━━━━━ Data excerpt ━━━━━
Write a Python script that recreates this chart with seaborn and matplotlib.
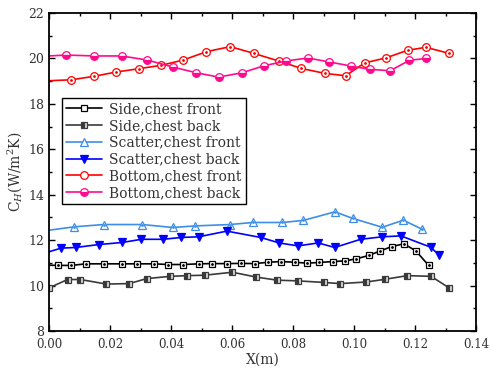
import numpy as np
import pandas as pd
import matplotlib
matplotlib.use("Agg")
import matplotlib.pyplot as plt
import seaborn as sns
from matplotlib.ticker import MultipleLocator, FormatStrFormatter

# Data
side_front_x = [0.0, 0.0030, 0.0072, 0.0121, 0.0180, 0.0238, 0.0289, 0.0344, 0.0390, 0.0440,
                0.0490, 0.0533, 0.0583, 0.0630, 0.0675, 0.0718, 0.0761, 0.0805, 0.0846, 0.0885,
                0.0931, 0.0969, 0.1007, 0.1048, 0.1084, 0.1123, 0.1163, 0.1202, 0.1244]
side_front_y = [10.90, 10.89, 10.89, 10.96, 10.96, 10.96, 10.96, 10.96, 10.93, 10.93,
                10.96, 10.97, 10.97, 10.98, 10.97, 11.03, 11.06, 11.03, 10.99, 11.02,
                11.06, 11.09, 11.18, 11.33, 11.52, 11.72, 11.84, 11.53, 10.89]

side_back_x = [0.0, 0.0061, 0.0102, 0.0188, 0.0263, 0.0320, 0.0398, 0.0453, 0.0511, 0.0601,
               0.0678, 0.0748, 0.0815, 0.0902, 0.0954, 0.1040, 0.1101, 0.1174, 0.1252, 0.1311]
side_back_y = [9.90, 10.27, 10.27, 10.07, 10.09, 10.31, 10.41, 10.44, 10.46, 10.59,
               10.38, 10.24, 10.21, 10.14, 10.09, 10.16, 10.28, 10.44, 10.41, 9.90]

scatter_front_x = [0.0, 0.0083, 0.0180, 0.0306, 0.0405, 0.0480, 0.0593, 0.0667, 0.0765, 0.0833,
                   0.0937, 0.0995, 0.1092, 0.1161, 0.1223]
scatter_front_y = [12.44, 12.59, 12.69, 12.69, 12.56, 12.63, 12.69, 12.78, 12.78, 12.87,
                   13.25, 12.96, 12.57, 12.88, 12.48]

scatter_back_x = [0.0, 0.0039, 0.0088, 0.0164, 0.0240, 0.0303, 0.0373, 0.0433, 0.0490, 0.0583,
                  0.0694, 0.0754, 0.0816, 0.0882, 0.0936, 0.1021, 0.1092, 0.1153, 0.1251, 0.1279]
scatter_back_y = [11.49, 11.65, 11.68, 11.81, 11.90, 12.04, 12.04, 12.12, 12.15, 12.40,
                  12.12, 11.88, 11.75, 11.88, 11.68, 12.04, 12.15, 12.19, 11.69, 11.33]

bottom_front_x = [0.0, 0.0072, 0.0146, 0.0219, 0.0295, 0.0368, 0.0440, 0.0516, 0.0594, 0.0672,
                  0.0752, 0.0827, 0.0905, 0.0972, 0.1034, 0.1105, 0.1175, 0.1235, 0.1312]
bottom_front_y = [19.02, 19.06, 19.21, 19.40, 19.55, 19.70, 19.93, 20.30, 20.52, 20.22,
                  19.89, 19.56, 19.34, 19.24, 19.80, 20.03, 20.36, 20.49, 20.22]

bottom_back_x = [0.0, 0.0056, 0.0148, 0.0238, 0.0322, 0.0406, 0.0483, 0.0556, 0.0632, 0.0705,
                 0.0778, 0.0848, 0.0917, 0.0988, 0.1051, 0.1118, 0.1181, 0.1236]
bottom_back_y = [20.11, 20.15, 20.11, 20.11, 19.93, 19.62, 19.37, 19.18, 19.37, 19.68,
                 19.89, 20.02, 19.85, 19.67, 19.52, 19.46, 19.92, 20.00]

labels = ["Side,chest front", "Side,chest back", "Scatter,chest front",
          "Scatter,chest back", "Bottom,chest front", "Bottom,chest back"]

sns.set_style("ticks")
plt.rcParams["font.family"] = ["DejaVu Serif"]
plt.rcParams["mathtext.fontset"] = "dejavuserif"

fig = plt.figure(figsize=(4.9, 3.72), dpi=100)
ax = fig.add_axes([0.1, 0.11, 0.872, 0.855])

series = [
    (side_front_x, side_front_y, dict(color="black", marker="s", ms=4.6, mfc="white",
                                      mec="black", markevery=slice(1, None)), True),
    (side_back_x, side_back_y, dict(color="#3a3a3a", marker="s", ms=4.6, mfc="#3a3a3a",
                                    mec="#3a3a3a", fillstyle="left", markerfacecoloralt="#dddddd"), False),
    (scatter_front_x, scatter_front_y, dict(color="#3d8ee8", marker="^", ms=6, mfc="white",
                                            mec="#3d8ee8", markevery=slice(1, None)), True),
    (scatter_back_x, scatter_back_y, dict(color="#0000ff", marker="v", ms=6, mfc="#0000ff",
                                          mec="#0000ff", markevery=slice(1, None)), False),
    (bottom_front_x, bottom_front_y, dict(color="#ff0000", marker="o", ms=5.5, mfc="white",
                                          mec="#ff0000", markevery=slice(1, None)), True),
    (bottom_back_x, bottom_back_y, dict(color="#ff0a8c", marker="o", ms=5.5, mfc="#ff0a8c",
                                        mec="#ff0a8c", fillstyle="bottom", markerfacecoloralt="white",
                                        markevery=slice(1, None)), False),
]

for (xs, ys, style, dotted), label in zip(series, labels):
    sns.lineplot(x=xs, y=ys, ax=ax, label=label, lw=1.2, mew=0.9, sort=False,
                 estimator=None, **style)
    if dotted:
        ax.plot(xs[1:], ys[1:], ls="none", marker="o", ms=1.0, color=style["mec"])

ax.set_xlim(0, 0.14)
ax.set_ylim(8, 22)
ax.xaxis.set_major_locator(MultipleLocator(0.02))
ax.xaxis.set_minor_locator(MultipleLocator(0.01))
ax.yaxis.set_major_locator(MultipleLocator(2))
ax.yaxis.set_minor_locator(MultipleLocator(1))
ax.xaxis.set_major_formatter(FormatStrFormatter("%.2f"))
ax.tick_params(which="both", direction="in", top=True, right=True, colors="black",
               labelcolor="#333333", labelsize=9, width=1)
ax.tick_params(which="major", length=4.5)
ax.tick_params(which="minor", length=2.5)
ax.tick_params(axis="x", pad=5, labelsize=8.5)
for sp in ax.spines.values():
    sp.set_visible(True)
    sp.set_linewidth(1.3)
    sp.set_color("black")

ax.set_xlabel("X(m)", fontsize=10, color="#333333", labelpad=1)
ax.set_ylabel(r"C$_H$(W/m$^2$K)", fontsize=10, color="#333333", labelpad=2)

leg = ax.legend(loc="upper left", bbox_to_anchor=(0.03, 0.733), borderaxespad=0,
                fancybox=False, edgecolor="black", framealpha=1, fontsize=10,
                handlelength=2.6, labelspacing=0.2, borderpad=0.3, handletextpad=0.5)
leg.get_frame().set_linewidth(1.0)
for t in leg.get_texts():
    t.set_color("#333333")

fig.savefig("out.png", dpi=100)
━━━━━
■ **Your task**: Search the data above for the string "chart" and copy each line that has it.

■ **Task answer**:
Write a Python script that recreates this chart with seaborn and matplotlib.

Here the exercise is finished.